William Kristol writes in The Weekly Standard that American success in Iraq is and will continue to ramify all across the Middle East and the Arab world:
The sounds one hears emanating from the Arab Middle East are the sounds, faint but unmistakable, of the ice cracking. Though long suppressed and successfully repressed, demands for liberal reform and claims of the right to self-government seem to be on the verge of breaking through in that difficult region.
The key to turning these random sounds of discontent into the beginnings of a symphony of self-government is, of course, success in Iraq. Here, the last month's news--the mainstream media to the contrary notwithstanding--is promising. Bush's reelection victory; the successful offensive in Falluja and the failure of the "Sunni street" to rise up in outrage; the inability of both the terrorists and antidemocratic political forces to deter the Iraqi and American governments from moving ahead with the January 30 elections; the president's willingness to increase U.S. troop levels, and his commitment to victory--all of this enables one to be cautiously optimistic about the prospects in Iraq.
And if Iraq goes well, the allegedly "utopian" and "Wilsonian" dreams of fundamental change in the broader Middle East won't look so far-fetched. Failure in Iraq, it's widely recognized, would be an utter disaster. What's less widely recognized is that the rewards of victory could be considerable. The most obvious and tangible benefits would of course be for the Iraqi people, and secondarily for American geopolitical credibility. But the indirect effects in the Middle East should not be underestimated.
If the Iraqi experiment with democracy is successful what will be the consequences in Iran? Iran is a Shi'a nation living under the cruel dictatorship of the Shi'a mullahs. What will the Iranian masses think and do if and when they see their next door Shi'a brethren breathing in the bracing air of freedom? The very prospect gives the mullahs anxiety attacks. This is why we are witnessing the paradox of Iranian Shi'a assisting the Sunni and Baathist insurgents, who were instrumental in killing a million Iranians in the 1980s, fight against Shi'a Iraqis. The Iranian oppressors are already nervous that there is a free Afghanistan on one border. Place a free Iraq on the other and the chances that they would be able to sustain their crushing theocracy would diminish to almost zero.
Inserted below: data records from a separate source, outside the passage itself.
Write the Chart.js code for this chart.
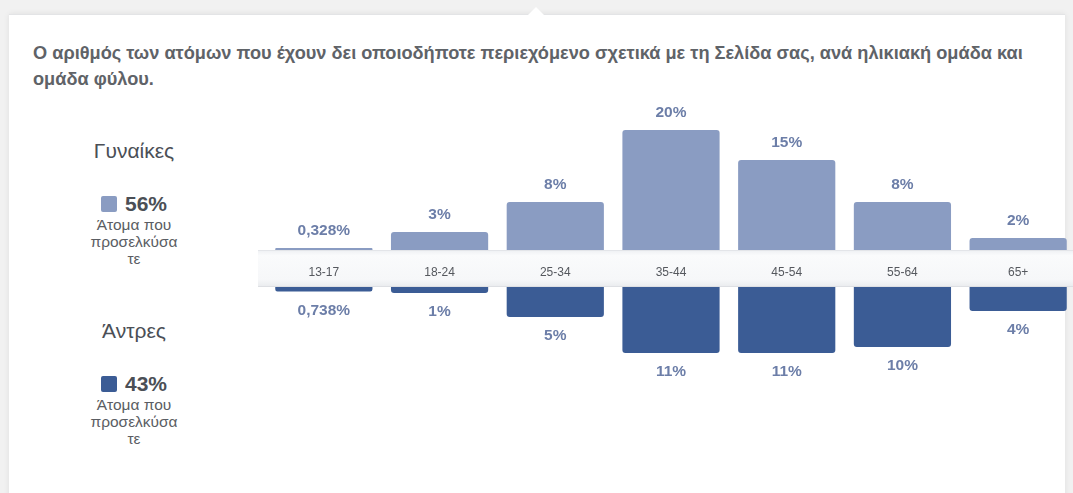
<!DOCTYPE html>
<html>
<head>
<meta charset="utf-8">
<script src="https://cdn.jsdelivr.net/npm/chart.js@4"></script>
<style>
  html, body { margin: 0; padding: 0; }
  body { width: 1073px; height: 493px; overflow: hidden; background: #f1f1f1; position: relative; font-family: "Liberation Sans", Arial, sans-serif; }
  .panel { position: absolute; left: 9px; top: 14px; width: 1056px; height: 490px; background: #fff; border-top: 1px solid #e3e4e6; box-shadow: 0 0 6px rgba(0,0,0,0.08); }
  .notch { position: absolute; left: 528px; top: 7px; width: 0; height: 0; border-left: 8px solid transparent; border-right: 8px solid transparent; border-bottom: 8px solid #fff; }
  .title { position: absolute; left: 33px; top: 40px; width: 1035px; font-size: 18.2px; font-weight: bold; color: #5f6368; line-height: 26px; white-space: nowrap; }
  .leg { position: absolute; left: 79px; width: 110px; text-align: center; color: #4b4f56; }
  .leg .name { font-size: 21px; line-height: 24px; }
  .leg .pct { font-size: 21px; font-weight: bold; line-height: 24px; margin-top: 0; }
  .leg .sq { display: inline-block; width: 16px; height: 16px; border-radius: 2px; vertical-align: -1px; margin-right: 8px; }
  .leg .sub { font-size: 15.5px; line-height: 17px; color: #5a5d63; }
  #wrapW { position: absolute; left: 256px; top: 100px; width: 820px; height: 187px; }
  #wrapM { position: absolute; left: 256px; top: 287px; width: 820px; height: 130px; }
</style>
</head>
<body>
<div class="panel"></div>
<div class="notch"></div>
<div class="title">Ο αριθμός των ατόμων που έχουν δει οποιοδήποτε περιεχόμενο σχετικά με τη Σελίδα σας, ανά ηλικιακή ομάδα και<br>ομάδα φύλου.</div>

<div class="leg" style="top:139px">
  <div class="name">Γυναίκες</div>
  <div class="pct" style="margin-top:29px"><span class="sq" style="background:#8a9cc2"></span>56%</div>
  <div class="sub">Άτομα που<br>προσελκύσα<br>τε</div>
</div>
<div class="leg" style="top:319px">
  <div class="name">Άντρες</div>
  <div class="pct" style="margin-top:29px"><span class="sq" style="background:#3b5c95"></span>43%</div>
  <div class="sub">Άτομα που<br>προσελκύσα<br>τε</div>
</div>

<div id="wrapW"><canvas id="chartW"></canvas></div>
<div id="wrapM"><canvas id="chartM"></canvas></div>

<script>
// data
const ageGroups = ['13-17', '18-24', '25-34', '35-44', '45-54', '55-64', '65+'];
const women = [0.328, 3, 8, 20, 15, 8, 2];
const men = [0.738, 1, 5, 11, 11, 10, 4];

const colWomen = '#8a9cc2';
const colMen = '#3b5c95';
const colLabel = '#6c7ea8';

function fmtPct(v) {
  if (v < 1) return v.toFixed(3).replace('.', ',') + '%';
  return Math.round(v) + '%';
}

// draws value labels above (women) or below (men) each bar
const valueLabels = {
  id: 'valueLabels',
  afterDatasetsDraw(chart, args, opts) {
    const ctx = chart.ctx;
    const meta = chart.getDatasetMeta(0);
    const vals = chart.data.datasets[0].data;
    ctx.save();
    ctx.font = 'bold 15.5px "Liberation Sans", Arial, sans-serif';
    ctx.fillStyle = colLabel;
    ctx.textAlign = 'center';
    ctx.textBaseline = 'middle';
    meta.data.forEach((bar, i) => {
      ctx.fillText(fmtPct(vals[i]), bar.x, bar.y + opts.offset);
    });
    ctx.restore();
  }
};

// the grey band behind the age labels
const band = {
  id: 'band',
  beforeDraw(chart) {
    const x = chart.scales.x;
    const ctx = chart.ctx;
    const top = x.top, h = x.bottom - x.top;
    ctx.save();
    const g = ctx.createLinearGradient(0, top, 0, top + h);
    g.addColorStop(0, '#eef0f3');
    g.addColorStop(0.15, '#fafbfc');
    g.addColorStop(0.8, '#f6f7f9');
    g.addColorStop(1, '#e9ebee');
    ctx.fillStyle = g;
    ctx.fillRect(2, top, chart.width, h);
    ctx.fillStyle = '#e3e5e9';
    ctx.fillRect(2, top, chart.width, 1);
    ctx.fillStyle = '#dddfe3';
    ctx.fillRect(2, top + h - 1, chart.width, 1);
    ctx.restore();
  }
};

Chart.defaults.font.family = '"Liberation Sans", Arial, sans-serif';
Chart.defaults.animation = false;

new Chart(document.getElementById('chartW'), {
  type: 'bar',
  data: {
    labels: ageGroups,
    datasets: [{
      data: women,
      backgroundColor: colWomen,
      borderRadius: 3,
      categoryPercentage: 1,
      barPercentage: 0.84
    }]
  },
  options: {
    responsive: true,
    maintainAspectRatio: false,
    layout: { padding: { left: 10, right: 0, top: 0, bottom: 0 } },
    plugins: { legend: { display: false }, tooltip: { enabled: false }, valueLabels: { offset: -17 } },
    scales: {
      x: {
        grid: { display: false },
        border: { display: false },
        ticks: { color: '#55585e', font: { size: 12 }, padding: 7 },
        afterFit(scale) { scale.height = 37; }
      },
      y: { display: false, min: 0, max: 25 }
    }
  },
  plugins: [band, valueLabels]
});

new Chart(document.getElementById('chartM'), {
  type: 'bar',
  data: {
    labels: ageGroups,
    datasets: [{
      data: men,
      backgroundColor: colMen,
      borderRadius: 3,
      categoryPercentage: 1,
      barPercentage: 0.84
    }]
  },
  options: {
    responsive: true,
    maintainAspectRatio: false,
    layout: { padding: { left: 10, right: 0, top: 0, bottom: 0 } },
    plugins: { legend: { display: false }, tooltip: { enabled: false }, valueLabels: { offset: 19 } },
    scales: {
      x: { display: false },
      y: { display: false, min: 0, max: 130 / 6, reverse: true }
    }
  },
  plugins: [valueLabels]
});
</script>
</body>
</html>
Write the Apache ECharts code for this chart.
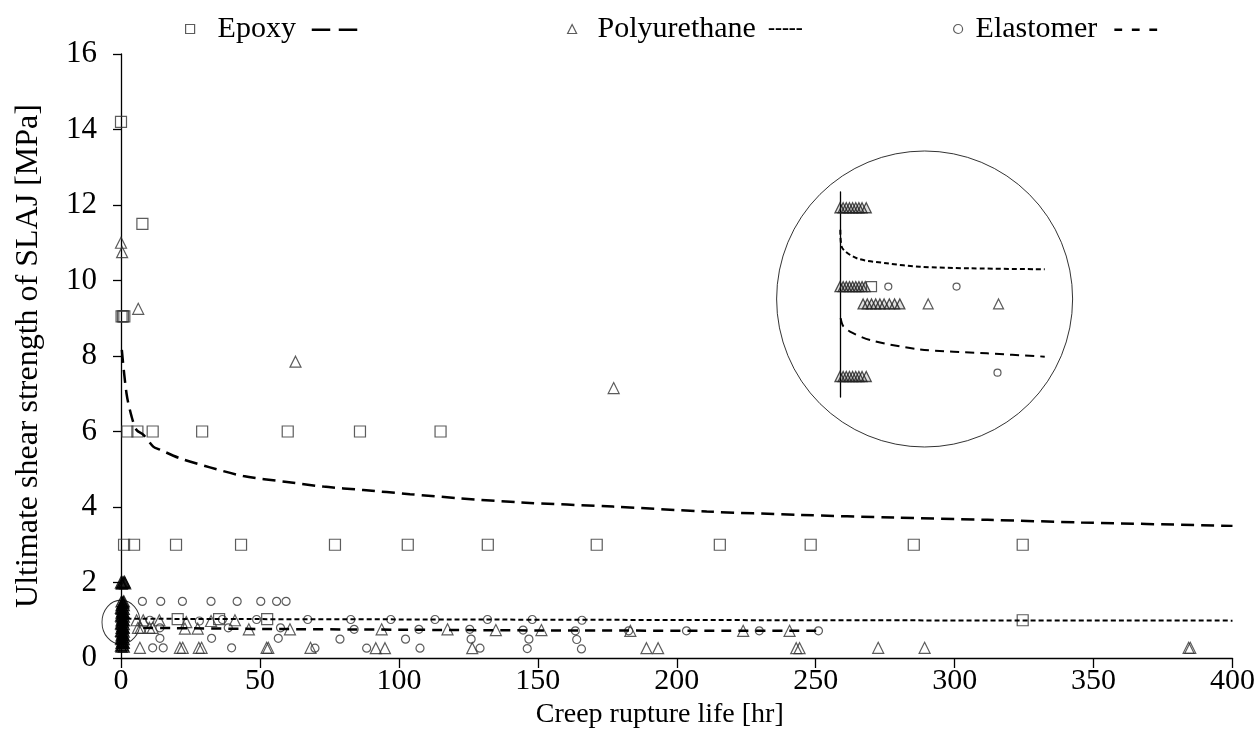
<!DOCTYPE html>
<html>
<head>
<meta charset="utf-8">
<script src="https://cdn.jsdelivr.net/npm/echarts@6/dist/echarts.min.js"></script>
<style>
html,body{margin:0;padding:0;background:#fff;}
#chart{width:1258px;height:750px;}
</style>
</head>
<body>
<div id="chart"></div>
<script>
// ---- axis ranges / labels ----
const X_MIN = 0, X_MAX = 400, X_STEP = 50;
const Y_MIN = 0, Y_MAX = 16, Y_STEP = 2;
const xTitle = 'Creep rupture life [hr]';
const yTitle = 'Ultimate shear strength of SLAJ [MPa]';
const seriesNames = ['Epoxy', 'Polyurethane', 'Elastomer'];

// ---- Epoxy (squares) ----
const epoxyPoints = [
  [0, 14.2], [7.7, 11.5], [0.2, 9.05], [0.7, 9.05], [1.2, 9.05],
  [2.3, 6], [5.9, 6], [11.4, 6], [29.2, 6], [60, 6], [86, 6], [115, 6],
  [1.1, 3], [4.7, 3], [19.8, 3], [43.2, 3], [77, 3], [103.2, 3], [132, 3],
  [171.2, 3], [215.5, 3], [248.2, 3], [285.3, 3], [324.5, 3],
  [20.4, 1.03], [35.3, 1.03], [52.6, 1.03], [324.5, 1.0]
];

// ---- Polyurethane (triangles) ----
const polyPoints = [
  [0, 11.0], [0.4, 10.75], [6.2, 9.25], [62.8, 7.85], [177.3, 7.15],
  [5.6, 1.0], [8.0, 1.0], [13.8, 1.0], [23.5, 0.95], [32.4, 0.98], [41, 1.0],
  [6.1, 0.8], [7.1, 0.8], [10.2, 0.8], [11.4, 0.8], [23, 0.78], [27.6, 0.78], [46, 0.76], [60.8, 0.76],
  [93.8, 0.76], [117.5, 0.76], [134.9, 0.74], [151.3, 0.74], [183.3, 0.72], [223.9, 0.72], [240.6, 0.72],
  [6.8, 0.27], [21.2, 0.27], [22.2, 0.27], [28, 0.27], [29, 0.27], [52.4, 0.27], [53, 0.27], [68.2, 0.27],
  [91.7, 0.26], [95, 0.26], [126.4, 0.26], [189.1, 0.26], [193.3, 0.26], [243, 0.26], [244.2, 0.26],
  [272.5, 0.27], [289.2, 0.27], [384.2, 0.27], [384.8, 0.27]
];
// dense stack of polyurethane specimens that failed almost at once (x ~ 0)
const polyNearZero = [
  [0, 2.0], [0.5, 2.0], [1.0, 2.0], [1.5, 1.98], [0.3, 1.97], [1.2, 2.02],
  [0.2, 1.5], [1.0, 1.5], [0.5, 1.45], [0.2, 1.4], [1.0, 1.4], [0.6, 1.35],
  [0.2, 1.3], [1.0, 1.3], [0.5, 1.25], [0.2, 1.2], [1.0, 1.2], [0.6, 1.15],
  [0.2, 1.1], [1.0, 1.1], [0.5, 1.05], [0.2, 1.0], [1.0, 1.0], [0.6, 0.95],
  [0.2, 0.9], [1.0, 0.9], [0.5, 0.85], [0.2, 0.8], [1.0, 0.8], [0.6, 0.75],
  [0.2, 0.7], [1.0, 0.7], [0.5, 0.65], [0.2, 0.6], [1.0, 0.6], [0.6, 0.55],
  [0.2, 0.5], [1.0, 0.5], [0.5, 0.45], [0.2, 0.4], [1.0, 0.4], [0.6, 0.35],
  [0.2, 0.3], [1.0, 0.3],
  [0.8, 1.47], [0.0, 1.33], [0.8, 1.22], [0.0, 1.12], [0.8, 1.02], [0.0, 0.92],
  [0.8, 0.82], [0.0, 0.72], [0.8, 0.62], [0.0, 0.52], [0.8, 0.42], [0.0, 0.33]
];

// ---- Elastomer (circles) ----
const elastPoints = [
  [7.7, 1.5], [14.3, 1.5], [22.1, 1.5], [32.4, 1.5], [41.8, 1.5], [50.3, 1.5], [56, 1.5], [59.4, 1.5],
  [10.4, 1.0], [28.2, 0.98], [36.5, 1.02], [48.8, 1.02], [67.2, 1.02], [82.7, 1.02], [97.1, 1.02],
  [113, 1.02], [131.9, 1.02], [148, 1.02], [165.9, 1.0],
  [14, 0.8], [38.6, 0.8], [57.4, 0.8], [83.9, 0.76], [107.2, 0.76], [125.5, 0.76], [144.7, 0.74],
  [163.5, 0.72], [182.7, 0.72], [203.5, 0.72], [229.7, 0.72], [251, 0.72],
  [14, 0.52], [32.6, 0.52], [56.6, 0.52], [78.8, 0.5], [102.4, 0.5], [126, 0.5], [146.8, 0.5], [164, 0.49],
  [11.4, 0.27], [15.2, 0.27], [39.8, 0.27], [69.8, 0.26], [88.4, 0.26], [107.6, 0.26], [129.2, 0.26],
  [146.2, 0.25], [165.7, 0.24]
];

// ---- fitted trend lines ----
const epoxyFit = [
  [0.3, 8.16], [2, 7.0], [3.8, 6.4], [5.6, 6.04], [8, 5.92], [11.6, 5.6], [14, 5.52], [21.2, 5.29],
  [32, 5.05], [44, 4.82], [59, 4.67], [72.8, 4.54], [87.2, 4.45], [104, 4.34], [122, 4.23],
  [144, 4.12], [177, 4.01], [210.8, 3.88], [244.5, 3.79], [278.2, 3.72], [311.9, 3.66],
  [345.5, 3.59], [400, 3.5]
];
const polyFit = [[2, 1.04], [50, 1.03], [120, 1.02], [250, 1.0], [400, 0.99]];
const elastFit = [[8, 0.8], [50, 0.77], [100, 0.75], [150, 0.73], [251, 0.72]];

// ---- zoom rings (data coords of main plot) ----
const smallRing = [[0, 0.95]];
const bigRing = [[289.2, 9.51]];

// ---- inset (magnified view) ----
const insetTriangles = [
  [0, 1.5], [0.03, 1.5], [0.06, 1.5], [0.09, 1.5], [0.12, 1.5], [0.15, 1.5], [0.18, 1.5], [0.21, 1.5], [0.25, 1.5],
  [0, 1.0], [0.03, 1.0], [0.06, 1.0], [0.09, 1.0], [0.12, 1.0], [0.15, 1.0], [0.18, 1.0], [0.21, 1.0], [0.24, 1.0],
  [0.22, 0.89], [0.26, 0.89], [0.3, 0.89], [0.34, 0.89], [0.38, 0.89], [0.42, 0.89], [0.47, 0.89], [0.52, 0.89], [0.57, 0.89],
  [0, 0.43], [0.03, 0.43], [0.06, 0.43], [0.09, 0.43], [0.12, 0.43], [0.15, 0.43], [0.18, 0.43], [0.21, 0.43], [0.25, 0.43]
];
const insetTrianglesSingle = [[0.84, 0.89], [1.51, 0.89]];
const insetSquares = [[0.3, 1.0]];
const insetCircles = [[0.46, 1.0], [1.11, 1.0], [1.5, 0.454]];
const insetPolyFit = [[0.003, 1.36], [0.016, 1.253], [0.16, 1.18], [0.445, 1.148], [0.76, 1.126], [1.24, 1.116], [1.95, 1.11]];
const insetElastFit = [[0.006, 0.8], [0.03, 0.75], [0.095, 0.715], [0.286, 0.661], [0.76, 0.602], [1.4, 0.577], [1.95, 0.556]];

// ---- styles ----
const FONT = "'Liberation Serif', 'Times New Roman', serif";
const MK = '#333';
const hollow = {color: 'rgba(0,0,0,0)', borderColor: MK, borderWidth: 1.2};
const dense = {color: 'rgba(0,0,0,0.35)', borderColor: '#000', borderWidth: 1.3};

function scatter(name, data, symbol, size, xi, yi, style) {
  return {type: 'scatter', name: name, data: data, symbol: symbol, symbolSize: size,
    xAxisIndex: xi || 0, yAxisIndex: yi || 0, itemStyle: style || hollow, clip: false,
    emphasis: {disabled: true}, silent: true, z: 3};
}
function fitLine(name, data, dash, width, xi, yi) {
  return {type: 'line', name: name, data: data, showSymbol: false, smooth: 0.3,
    xAxisIndex: xi || 0, yAxisIndex: yi || 0,
    lineStyle: {color: '#000', width: width, type: dash}, silent: true, z: 4};
}

const legendDefs = [
  {name: seriesNames[0], icon: 'rect', left: 180, pad: 18, rpad: 16, dash: '{d|– –}'},
  {name: seriesNames[1], icon: 'triangle', left: 562, pad: 16, rpad: 12, dash: '{s|-----}'},
  {name: seriesNames[2], icon: 'circle', left: 948, pad: 8, rpad: 16, dash: '{e|- - -}'}
];
const LH = 36;

const option = {
  animation: false,
  backgroundColor: '#fff',
  textStyle: {fontFamily: FONT},
  legend: legendDefs.map(function (d) {
    return {
      data: [d.name], left: d.left, top: 6, icon: d.icon, itemWidth: 9, itemHeight: 9,
      itemStyle: {color: 'rgba(0,0,0,0)', borderColor: MK, borderWidth: 1.2},
      selectedMode: false,
      formatter: function (n) { return '{t|' + n + '}' + d.dash; },
      textStyle: {fontFamily: FONT, fontSize: 30, color: '#000', lineHeight: LH,
        rich: {
          t: {fontFamily: FONT, fontSize: 30, color: '#000', lineHeight: LH, padding: [0, d.rpad, 0, d.pad]},
          d: {fontFamily: FONT, fontSize: 36, fontWeight: 'bold', color: '#000', lineHeight: LH},
          s: {fontFamily: FONT, fontSize: 21, fontWeight: 'bold', color: '#000', lineHeight: LH},
          e: {fontFamily: FONT, fontSize: 30, fontWeight: 'bold', color: '#000', lineHeight: LH}
        }}
    };
  }),
  grid: [
    {left: 121, right: 25, top: 54, bottom: 92, containLabel: false},
    {left: 840, top: 192, width: 210, height: 205, containLabel: false}
  ],
  xAxis: [
    {type: 'value', gridIndex: 0, min: X_MIN, max: X_MAX, interval: X_STEP,
      name: xTitle, nameLocation: 'middle', nameGap: 42,
      nameTextStyle: {fontFamily: FONT, fontSize: 28, color: '#000', padding: [0, 34, 0, 0]},
      axisLine: {show: true, onZero: false, lineStyle: {color: '#000', width: 1.3}},
      axisTick: {show: true, length: 10, lineStyle: {color: '#000', width: 1.3}},
      axisLabel: {fontFamily: FONT, fontSize: 30, color: '#000', margin: 8},
      splitLine: {show: false}},
    {type: 'value', gridIndex: 1, min: 0, max: 2, show: false}
  ],
  yAxis: [
    {type: 'value', gridIndex: 0, min: Y_MIN, max: Y_MAX, interval: Y_STEP,
      name: yTitle, nameLocation: 'middle', nameGap: 76, nameRotate: 90,
      nameTextStyle: {fontFamily: FONT, fontSize: 32, color: '#000'},
      axisLine: {show: true, onZero: false, lineStyle: {color: '#000', width: 1.3}},
      axisTick: {show: true, length: 8, lineStyle: {color: '#000', width: 1.3}},
      axisLabel: {fontFamily: FONT, fontSize: 31, color: '#000', margin: 24},
      splitLine: {show: false}},
    {type: 'value', gridIndex: 1, min: 0.3, max: 1.6,
      axisLine: {show: true, onZero: false, lineStyle: {color: '#000', width: 1.3}},
      axisTick: {show: false}, axisLabel: {show: false}, splitLine: {show: false}}
  ],
  series: [
    scatter(seriesNames[0], epoxyPoints, 'rect', 11),
    scatter(seriesNames[1], polyPoints, 'triangle', 11),
    scatter('Polyurethane (x≈0)', polyNearZero, 'triangle', 11, 0, 0, dense),
    scatter(seriesNames[2], elastPoints, 'circle', 8),
    fitLine('Epoxy fit', epoxyFit, [13, 7], 2.5),
    fitLine('Polyurethane fit', polyFit, [5, 3], 2),
    fitLine('Elastomer fit', elastFit, [10, 7], 2.5),
    {type: 'scatter', name: 'ring-small', data: smallRing, symbol: 'circle', symbolSize: [38, 44],
      itemStyle: {color: 'rgba(0,0,0,0)', borderColor: '#000', borderWidth: 1}, clip: false, silent: true, z: 2},
    {type: 'scatter', name: 'ring-big', data: bigRing, symbol: 'circle', symbolSize: 296,
      itemStyle: {color: 'rgba(0,0,0,0)', borderColor: '#000', borderWidth: 1}, clip: false, silent: true, z: 2},
    scatter('inset-tri', insetTriangles, 'triangle', 10, 1, 1, {color: 'rgba(0,0,0,0.15)', borderColor: '#222', borderWidth: 1.3}),
    scatter('inset-tri-single', insetTrianglesSingle, 'triangle', 10, 1, 1),
    scatter('inset-sq', insetSquares, 'rect', 10, 1, 1),
    scatter('inset-circ', insetCircles, 'circle', 7, 1, 1),
    fitLine('inset-poly-fit', insetPolyFit, [5, 3], 2, 1, 1),
    fitLine('inset-elast-fit', insetElastFit, [9, 6], 2, 1, 1)
  ]
};

const chart = echarts.init(document.getElementById('chart'), null, {renderer: 'canvas'});
chart.setOption(option);
</script>
</body>
</html>
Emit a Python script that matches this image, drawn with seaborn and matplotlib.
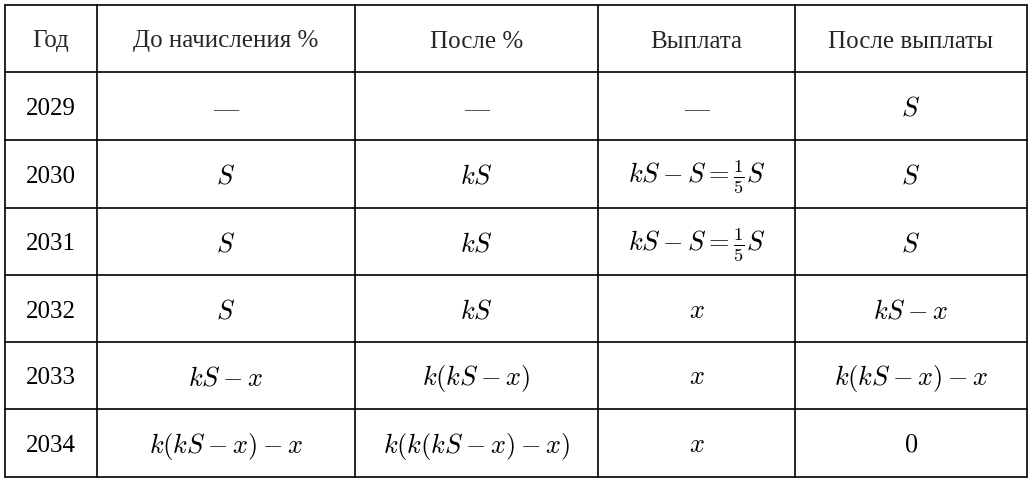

Moreover, if Iran liberalizes, Syria will be politically and militarily isolated, and the Baathists there would doubtless be overthrown by a people sick of their cruelty and corruption. A more liberal Saudi Arabia and Egypt would then follow almost inevitably. Freedom, as the President likes to say, is on the march. The despots, tyrants, and other losers know this, and that's why they're fighting with all they have to stop it.
It all hinges on American will in Iraq, but if we are successful, and we will be if we stick with it, the world will be transformed.